Marged Haycock (transl), Legendary Poems from the Book of Taliesin, (CMCS, 2007)
Meirion Pennar (transl.), The Black Book of Carmarthen, (Llanerch Enterprises, 1989)
Patrick Sims-Williams, Irish Influence on Medieval Welsh Literature, (Oxford University Press, 2010)
Sioned Davies (transl.), The Mabinogion, (Oxford University Press, 2007)
‘The Rosary of the Philosophers’, MS Ferguson 210, (18th C)


10 thoughts on “Ffynnon – Source, Spring, Fountain

  1. contemplativeinquiry says:

    At a time when I was very engaged with Sophian visualisations, I had a strong connection with a fountain placed at the centre of Sophia’s garden, an innerworld heart space. Though a fountain and not a spring, it was linked for me to a passage in the Gospel of Thomas, when Jesus asks three followers what they think of him. Peter says he is like a ‘righteous messenger’, and Matthew a ‘wise philosopher’. Thomas refuses to make any verbal statement, whereupon Jesus indicates that Thomas has transcended discipleship saying: ‘because you have drunk, you have become intoxicated from the bubbling spring that I have tended’. The suggestion seems to me that this can be available to all of us if we let go of labelling and projections. ‘The bubbling spring’ takes us beyond all that.

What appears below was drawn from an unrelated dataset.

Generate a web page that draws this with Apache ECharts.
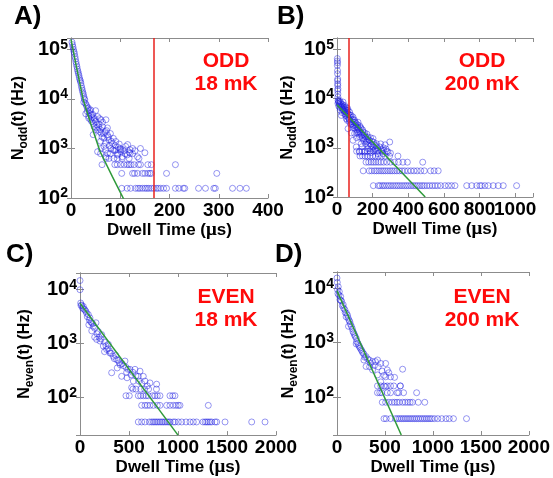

As you say, the spring if allowed ‘can ripple out its numinous qualities in this world’. expressing itself in whatever way is needed. Thank you for your post!

  2. Greg Hill says:

    Waters of the Otherworld flow from springs, rise in wells and fountains across the mythologies of the northern world. Interestingly, Norse mythology also has three springs: Hvergelmir, the cosmological spring you mention, the Well Of Mimir where Odinn gave one eye for his wisdom and the Well of Urd (wyrd), all under Yggdrasill. I think, too, of Waldo Williams’ great mystical poem in Welsh where fountains rise to the sky and then shower down “like the leaves of a tree” on people working in the fields when they are gathered by “awen” and the “silent hunter” casts his net around them.

    • lornasmithers says:

      I hadn’t thought of how this fits with the three fountains in the Norse myths. Thank you. Is there an English translation of the poem you cite by Waldo Williams? It sounds very powerful.

      • Greg Hill says:

        There are two available translations of ‘Mewn Dau Gau’ (In Two Fields), the most easily accessible by Tony Conran and another by Rowan Williams. The problem is that neither translate the word ‘awen’ for reasons I can understand and which I might discuss in a forthcoming Cronicl yr Awen blog post.

  3. Yewtree says:

    I think it may not be a lack of interest in the Brythonic tradition, but a lack of accessibility. I love the feeling I get from Welsh and Cornish and Breton mythology, but I find much of it bewildering and impossible to keep in my head. Whereas I get Norse mythology and it goes into my head and stays there. Your posts are making Brythonic mythology more accessible to me.

    • lornasmithers says:

      I’m glad to hear that. Oddly I can’t connect with the Norse myths very well although I sense their power. I think part of the calling to the Brythonic myths is that they are so deeply connected with the British landscape, but there is also a spiritual calling and depth that makes them work for me personally.

  4. Nimue Brown says:

    Robin, Tom and I have been talking a fair bit in the last week about what we’ve learned from how you work with stories that only hint at what went before, and what we might, possibly, be able to venture in the same way.